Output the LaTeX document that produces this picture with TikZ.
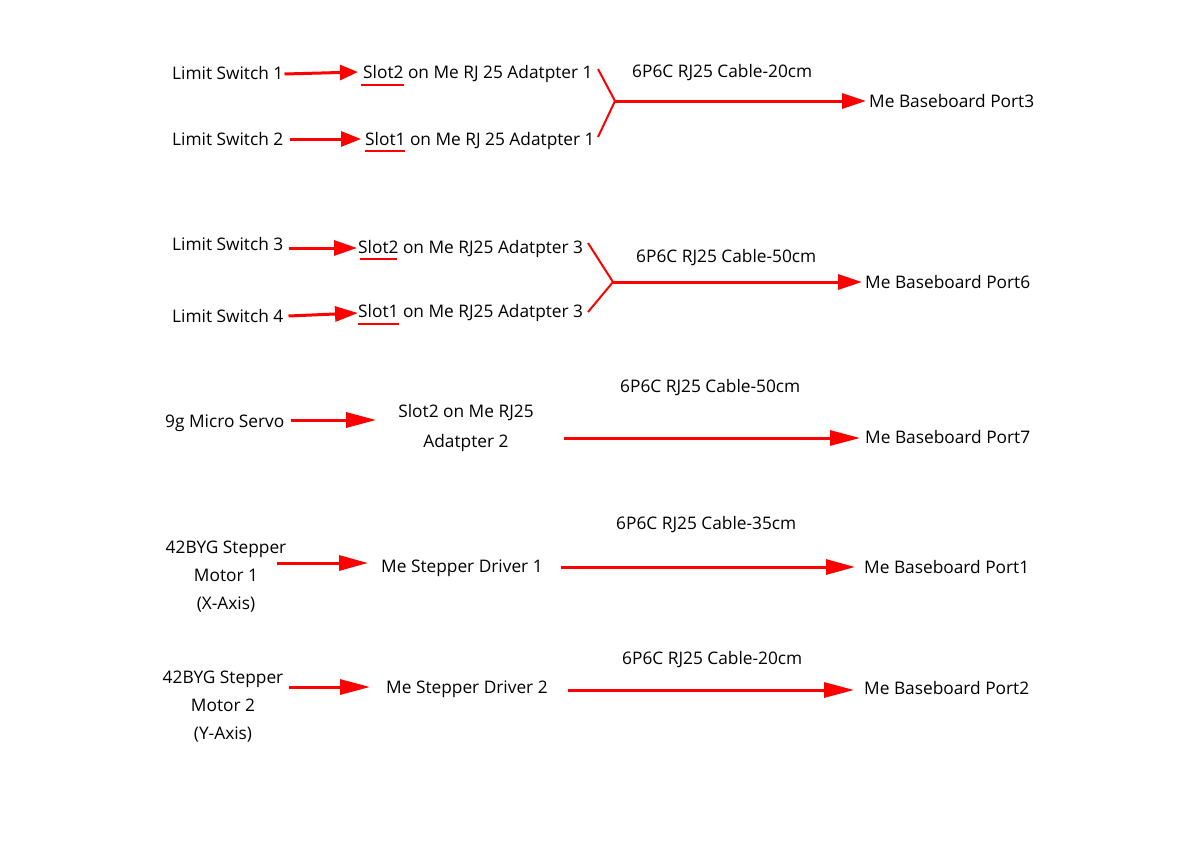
\documentclass[tikz,border=0pt]{standalone}
\usepackage{fontspec}
\setmainfont{Open Sans}
\usetikzlibrary{arrows.meta,calc}
\tikzset{
  mlbl/.style={inner sep=0pt,font=\fontsize{17.3}{28}\selectfont,text=black},
  lbl/.style={mlbl,text height=12.4pt,text depth=0pt},
  conn/.style={red,line width=3pt},
  fork/.style={red,line width=2pt},
  uline/.style={red,line width=1.8pt},
}
\newcommand{\tip}[1]{-{Triangle[length=#1,width=15pt]}}
\begin{document}
\begin{tikzpicture}[x=1pt,y=-1pt]
\useasboundingbox (0,0) rectangle (1189,841);
\fill[white] (0,0) rectangle (1189,841);

% ---------- Section 1 ----------
\node[lbl,anchor=west] (ls1) at (172,73) {Limit Switch 1};
\node[lbl,anchor=west] (ls2) at (172,139) {Limit Switch 2};
\node[lbl,anchor=west] (sa1) at (363,72) {Slot2 on Me RJ 25 Adatpter 1};
\node[lbl,anchor=west] (sb1) at (365,139) {Slot1 on Me RJ 25 Adatpter 1};
\node[lbl,anchor=west] (c1) at (632,71) {6P6C RJ25 Cable-20cm};
\node[lbl,anchor=west] (p3) at (869,101) {Me Baseboard Port3};
\coordinate (f1) at (615,101);
\coordinate (f1a) at (598,69);
\coordinate (f1b) at (598,137);
\draw[conn,\tip{18pt}] ([xshift=1pt,yshift=-1pt]ls1.east) -- ([xshift=-5pt]sa1.west);
\draw[conn,\tip{20pt}] ([xshift=6pt]ls2.east) -- ([xshift=-4pt]sb1.west);
\draw[fork] (f1a) -- (f1) -- (f1b);
\draw[conn,\tip{24pt}] (f1) -- ([xshift=-3pt]p3.west);
\draw[uline] (361,85) -- (404,85);
\draw[uline] (365,151) -- (405,151);

% ---------- Section 2 ----------
\node[lbl,anchor=west] (ls3) at (172,244) {Limit Switch 3};
\node[lbl,anchor=west] (ls4) at (172,316) {Limit Switch 4};
\node[lbl,anchor=west] (sa3) at (358,247) {Slot2 on Me RJ25 Adatpter 3};
\node[lbl,anchor=west] (sb3) at (358,311) {Slot1 on Me RJ25 Adatpter 3};
\node[lbl,anchor=west] (c2) at (636,256) {6P6C RJ25 Cable-50cm};
\node[lbl,anchor=west] (p6) at (865,282) {Me Baseboard Port6};
\coordinate (f2) at (613,282);
\coordinate (f2a) at (588,243);
\coordinate (f2b) at (588,312);
\draw[conn,\tip{23pt}] ([xshift=5pt,yshift=-4pt]ls3.east) -- ([xshift=-1pt,yshift=-1pt]sa3.west);
\draw[conn,\tip{23pt}] ([xshift=5pt]ls4.east) -- ([yshift=-2pt]sb3.west);
\draw[fork] (f2a) -- (f2) -- (f2b);
\draw[conn,\tip{24pt}] (f2) -- ([xshift=-3pt]p6.west);
\draw[uline] (360,259) -- (397,259);
\draw[uline] (358,324) -- (399,324);

% ---------- Section 3 ----------
\node[lbl,anchor=west] (sv) at (165,421) {9g Micro Servo};
\node[mlbl,align=center] (sa2) at (466,428) {Slot2 on Me RJ25\\[2pt]Adatpter 2};
\node[lbl,anchor=west] (c3) at (620,386) {6P6C RJ25 Cable-50cm};
\node[lbl,anchor=west] (p7) at (865,437) {Me Baseboard Port7};
\coordinate (s3s) at (564,438);
\draw[conn,\tip{30pt}] ([xshift=6pt,yshift=1pt]sv.east) -- ([xshift=-22pt,yshift=8pt]sa2.west);
\draw[conn,\tip{30pt}] (s3s) -- ([xshift=-5pt,yshift=-1pt]p7.west);

% ---------- Section 4 ----------
\node[mlbl,align=center] (m1) at (226,577) {42BYG Stepper\\Motor 1\\(X-Axis)};
\node[lbl,anchor=west] (d1) at (381,566) {Me Stepper Driver 1};
\node[lbl,anchor=west] (c4) at (616,523) {6P6C RJ25 Cable-35cm};
\node[lbl,anchor=west] (p1) at (864,567) {Me Baseboard Port1};
\coordinate (m1e) at (277,563);
\draw[conn,\tip{29pt}] (m1e) -- ([xshift=-13pt,yshift=3pt]d1.west);
\draw[conn,\tip{29pt}] ([xshift=18pt,yshift=-1pt]d1.east) -- ([xshift=-9pt]p1.west);

% ---------- Section 5 ----------
\node[mlbl,align=center] (m2) at (223,707) {42BYG Stepper\\Motor 2\\(Y-Axis)};
\node[lbl,anchor=west] (d2) at (386,687) {Me Stepper Driver 2};
\node[lbl,anchor=west] (c5) at (622,658) {6P6C RJ25 Cable-20cm};
\node[lbl,anchor=west] (p2) at (864,688) {Me Baseboard Port2};
\coordinate (m2e) at (289,687);
\draw[conn,\tip{30pt}] (m2e) -- ([xshift=-16pt]d2.west);
\draw[conn,\tip{30pt}] ([xshift=20pt,yshift=-3pt]d2.east) -- ([xshift=-10pt,yshift=-2pt]p2.west);
\end{tikzpicture}
\end{document}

· · ·

## Given instruction
Return the whole listing, word for word, and leave out every picture.

## Output for this exercise
Output the LaTeX document that produces this picture with TikZ.
\documentclass[tikz,border=0pt]{standalone}
\usepackage{fontspec}
\setmainfont{Open Sans}
\usetikzlibrary{arrows.meta,calc}
\tikzset{
  mlbl/.style={inner sep=0pt,font=\fontsize{17.3}{28}\selectfont,text=black},
  lbl/.style={mlbl,text height=12.4pt,text depth=0pt},
  conn/.style={red,line width=3pt},
  fork/.style={red,line width=2pt},
  uline/.style={red,line width=1.8pt},
}
\newcommand{\tip}[1]{-{Triangle[length=#1,width=15pt]}}
\begin{document}
\begin{tikzpicture}[x=1pt,y=-1pt]
\useasboundingbox (0,0) rectangle (1189,841);
\fill[white] (0,0) rectangle (1189,841);

% ---------- Section 1 ----------
\node[lbl,anchor=west] (ls1) at (172,73) {Limit Switch 1};
\node[lbl,anchor=west] (ls2) at (172,139) {Limit Switch 2};
\node[lbl,anchor=west] (sa1) at (363,72) {Slot2 on Me RJ 25 Adatpter 1};
\node[lbl,anchor=west] (sb1) at (365,139) {Slot1 on Me RJ 25 Adatpter 1};
\node[lbl,anchor=west] (c1) at (632,71) {6P6C RJ25 Cable-20cm};
\node[lbl,anchor=west] (p3) at (869,101) {Me Baseboard Port3};
\coordinate (f1) at (615,101);
\coordinate (f1a) at (598,69);
\coordinate (f1b) at (598,137);
\draw[conn,\tip{18pt}] ([xshift=1pt,yshift=-1pt]ls1.east) -- ([xshift=-5pt]sa1.west);
\draw[conn,\tip{20pt}] ([xshift=6pt]ls2.east) -- ([xshift=-4pt]sb1.west);
\draw[fork] (f1a) -- (f1) -- (f1b);
\draw[conn,\tip{24pt}] (f1) -- ([xshift=-3pt]p3.west);
\draw[uline] (361,85) -- (404,85);
\draw[uline] (365,151) -- (405,151);

% ---------- Section 2 ----------
\node[lbl,anchor=west] (ls3) at (172,244) {Limit Switch 3};
\node[lbl,anchor=west] (ls4) at (172,316) {Limit Switch 4};
\node[lbl,anchor=west] (sa3) at (358,247) {Slot2 on Me RJ25 Adatpter 3};
\node[lbl,anchor=west] (sb3) at (358,311) {Slot1 on Me RJ25 Adatpter 3};
\node[lbl,anchor=west] (c2) at (636,256) {6P6C RJ25 Cable-50cm};
\node[lbl,anchor=west] (p6) at (865,282) {Me Baseboard Port6};
\coordinate (f2) at (613,282);
\coordinate (f2a) at (588,243);
\coordinate (f2b) at (588,312);
\draw[conn,\tip{23pt}] ([xshift=5pt,yshift=-4pt]ls3.east) -- ([xshift=-1pt,yshift=-1pt]sa3.west);
\draw[conn,\tip{23pt}] ([xshift=5pt]ls4.east) -- ([yshift=-2pt]sb3.west);
\draw[fork] (f2a) -- (f2) -- (f2b);
\draw[conn,\tip{24pt}] (f2) -- ([xshift=-3pt]p6.west);
\draw[uline] (360,259) -- (397,259);
\draw[uline] (358,324) -- (399,324);

% ---------- Section 3 ----------
\node[lbl,anchor=west] (sv) at (165,421) {9g Micro Servo};
\node[mlbl,align=center] (sa2) at (466,428) {Slot2 on Me RJ25\\[2pt]Adatpter 2};
\node[lbl,anchor=west] (c3) at (620,386) {6P6C RJ25 Cable-50cm};
\node[lbl,anchor=west] (p7) at (865,437) {Me Baseboard Port7};
\coordinate (s3s) at (564,438);
\draw[conn,\tip{30pt}] ([xshift=6pt,yshift=1pt]sv.east) -- ([xshift=-22pt,yshift=8pt]sa2.west);
\draw[conn,\tip{30pt}] (s3s) -- ([xshift=-5pt,yshift=-1pt]p7.west);

% ---------- Section 4 ----------
\node[mlbl,align=center] (m1) at (226,577) {42BYG Stepper\\Motor 1\\(X-Axis)};
\node[lbl,anchor=west] (d1) at (381,566) {Me Stepper Driver 1};
\node[lbl,anchor=west] (c4) at (616,523) {6P6C RJ25 Cable-35cm};
\node[lbl,anchor=west] (p1) at (864,567) {Me Baseboard Port1};
\coordinate (m1e) at (277,563);
\draw[conn,\tip{29pt}] (m1e) -- ([xshift=-13pt,yshift=3pt]d1.west);
\draw[conn,\tip{29pt}] ([xshift=18pt,yshift=-1pt]d1.east) -- ([xshift=-9pt]p1.west);

% ---------- Section 5 ----------
\node[mlbl,align=center] (m2) at (223,707) {42BYG Stepper\\Motor 2\\(Y-Axis)};
\node[lbl,anchor=west] (d2) at (386,687) {Me Stepper Driver 2};
\node[lbl,anchor=west] (c5) at (622,658) {6P6C RJ25 Cable-20cm};
\node[lbl,anchor=west] (p2) at (864,688) {Me Baseboard Port2};
\coordinate (m2e) at (289,687);
\draw[conn,\tip{30pt}] (m2e) -- ([xshift=-16pt]d2.west);
\draw[conn,\tip{30pt}] ([xshift=20pt,yshift=-3pt]d2.east) -- ([xshift=-10pt,yshift=-2pt]p2.west);
\end{tikzpicture}
\end{document}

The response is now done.